**Your instructions:**
Your copy of the material must match it exactly, except that pictures are dropped.

**Data provided:**

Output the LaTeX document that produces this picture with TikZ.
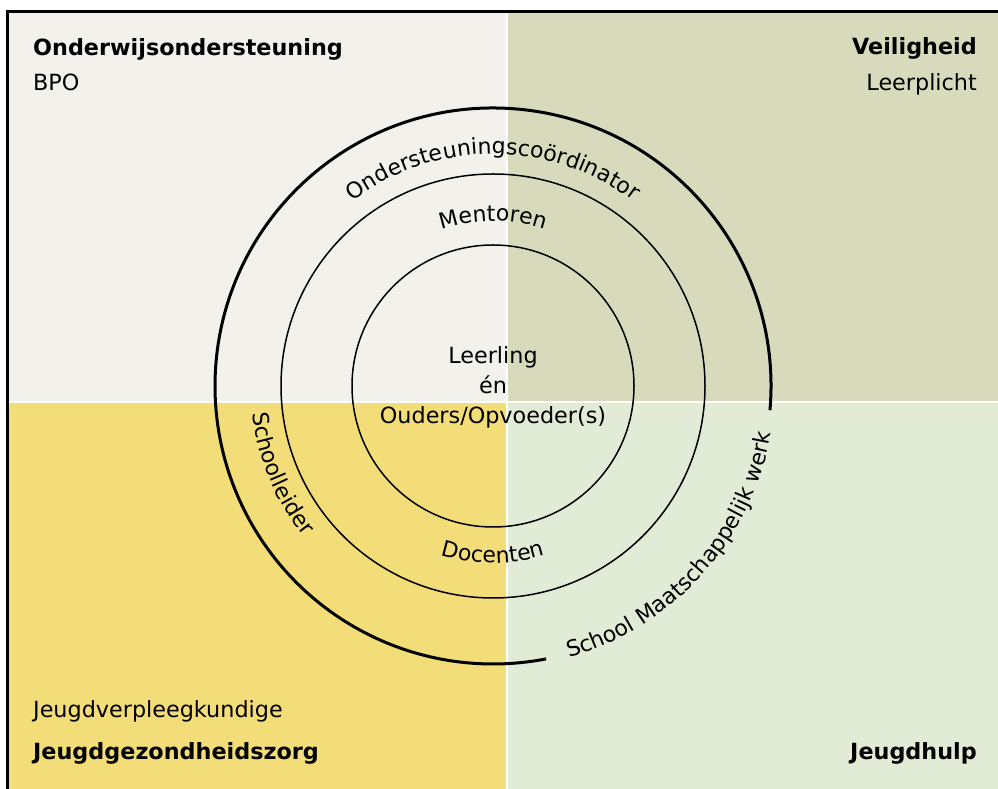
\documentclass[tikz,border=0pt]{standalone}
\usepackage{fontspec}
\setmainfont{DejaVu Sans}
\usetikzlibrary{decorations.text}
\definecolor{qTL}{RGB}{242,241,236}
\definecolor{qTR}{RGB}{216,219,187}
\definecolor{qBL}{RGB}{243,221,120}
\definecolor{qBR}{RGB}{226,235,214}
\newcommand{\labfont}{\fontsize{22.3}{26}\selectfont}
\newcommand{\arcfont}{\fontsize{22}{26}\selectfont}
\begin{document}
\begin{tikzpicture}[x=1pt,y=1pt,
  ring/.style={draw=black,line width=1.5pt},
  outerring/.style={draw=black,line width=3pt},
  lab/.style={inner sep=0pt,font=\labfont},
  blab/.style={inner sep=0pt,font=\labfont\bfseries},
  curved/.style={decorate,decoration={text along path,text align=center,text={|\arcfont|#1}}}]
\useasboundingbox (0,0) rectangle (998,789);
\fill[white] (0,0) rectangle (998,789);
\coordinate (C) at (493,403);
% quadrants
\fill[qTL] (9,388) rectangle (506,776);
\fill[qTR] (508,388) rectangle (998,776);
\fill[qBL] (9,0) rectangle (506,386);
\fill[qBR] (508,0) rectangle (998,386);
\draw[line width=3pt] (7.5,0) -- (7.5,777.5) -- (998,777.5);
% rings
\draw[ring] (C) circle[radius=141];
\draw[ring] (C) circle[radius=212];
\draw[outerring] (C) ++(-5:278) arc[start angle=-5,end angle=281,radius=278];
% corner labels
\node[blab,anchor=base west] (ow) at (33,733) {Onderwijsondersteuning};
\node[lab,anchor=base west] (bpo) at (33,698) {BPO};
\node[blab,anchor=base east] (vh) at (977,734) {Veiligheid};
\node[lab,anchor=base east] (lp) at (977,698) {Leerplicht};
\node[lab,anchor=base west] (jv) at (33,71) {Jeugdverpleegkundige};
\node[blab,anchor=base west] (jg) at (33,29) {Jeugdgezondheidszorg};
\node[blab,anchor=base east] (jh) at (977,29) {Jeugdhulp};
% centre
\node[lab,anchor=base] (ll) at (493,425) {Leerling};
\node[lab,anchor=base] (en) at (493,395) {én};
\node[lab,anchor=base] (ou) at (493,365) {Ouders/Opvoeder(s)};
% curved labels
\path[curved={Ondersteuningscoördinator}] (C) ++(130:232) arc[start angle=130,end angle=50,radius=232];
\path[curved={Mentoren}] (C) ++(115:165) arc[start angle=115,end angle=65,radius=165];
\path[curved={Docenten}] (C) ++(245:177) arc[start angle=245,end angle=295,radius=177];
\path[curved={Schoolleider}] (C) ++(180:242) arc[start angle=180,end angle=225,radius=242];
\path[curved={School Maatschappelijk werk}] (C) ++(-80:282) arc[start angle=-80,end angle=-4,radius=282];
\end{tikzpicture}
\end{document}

**Result:**
Output the LaTeX document that produces this picture with TikZ.
\documentclass[tikz,border=0pt]{standalone}
\usepackage{fontspec}
\setmainfont{DejaVu Sans}
\usetikzlibrary{decorations.text}
\definecolor{qTL}{RGB}{242,241,236}
\definecolor{qTR}{RGB}{216,219,187}
\definecolor{qBL}{RGB}{243,221,120}
\definecolor{qBR}{RGB}{226,235,214}
\newcommand{\labfont}{\fontsize{22.3}{26}\selectfont}
\newcommand{\arcfont}{\fontsize{22}{26}\selectfont}
\begin{document}
\begin{tikzpicture}[x=1pt,y=1pt,
  ring/.style={draw=black,line width=1.5pt},
  outerring/.style={draw=black,line width=3pt},
  lab/.style={inner sep=0pt,font=\labfont},
  blab/.style={inner sep=0pt,font=\labfont\bfseries},
  curved/.style={decorate,decoration={text along path,text align=center,text={|\arcfont|#1}}}]
\useasboundingbox (0,0) rectangle (998,789);
\fill[white] (0,0) rectangle (998,789);
\coordinate (C) at (493,403);
% quadrants
\fill[qTL] (9,388) rectangle (506,776);
\fill[qTR] (508,388) rectangle (998,776);
\fill[qBL] (9,0) rectangle (506,386);
\fill[qBR] (508,0) rectangle (998,386);
\draw[line width=3pt] (7.5,0) -- (7.5,777.5) -- (998,777.5);
% rings
\draw[ring] (C) circle[radius=141];
\draw[ring] (C) circle[radius=212];
\draw[outerring] (C) ++(-5:278) arc[start angle=-5,end angle=281,radius=278];
% corner labels
\node[blab,anchor=base west] (ow) at (33,733) {Onderwijsondersteuning};
\node[lab,anchor=base west] (bpo) at (33,698) {BPO};
\node[blab,anchor=base east] (vh) at (977,734) {Veiligheid};
\node[lab,anchor=base east] (lp) at (977,698) {Leerplicht};
\node[lab,anchor=base west] (jv) at (33,71) {Jeugdverpleegkundige};
\node[blab,anchor=base west] (jg) at (33,29) {Jeugdgezondheidszorg};
\node[blab,anchor=base east] (jh) at (977,29) {Jeugdhulp};
% centre
\node[lab,anchor=base] (ll) at (493,425) {Leerling};
\node[lab,anchor=base] (en) at (493,395) {én};
\node[lab,anchor=base] (ou) at (493,365) {Ouders/Opvoeder(s)};
% curved labels
\path[curved={Ondersteuningscoördinator}] (C) ++(130:232) arc[start angle=130,end angle=50,radius=232];
\path[curved={Mentoren}] (C) ++(115:165) arc[start angle=115,end angle=65,radius=165];
\path[curved={Docenten}] (C) ++(245:177) arc[start angle=245,end angle=295,radius=177];
\path[curved={Schoolleider}] (C) ++(180:242) arc[start angle=180,end angle=225,radius=242];
\path[curved={School Maatschappelijk werk}] (C) ++(-80:282) arc[start angle=-80,end angle=-4,radius=282];
\end{tikzpicture}
\end{document}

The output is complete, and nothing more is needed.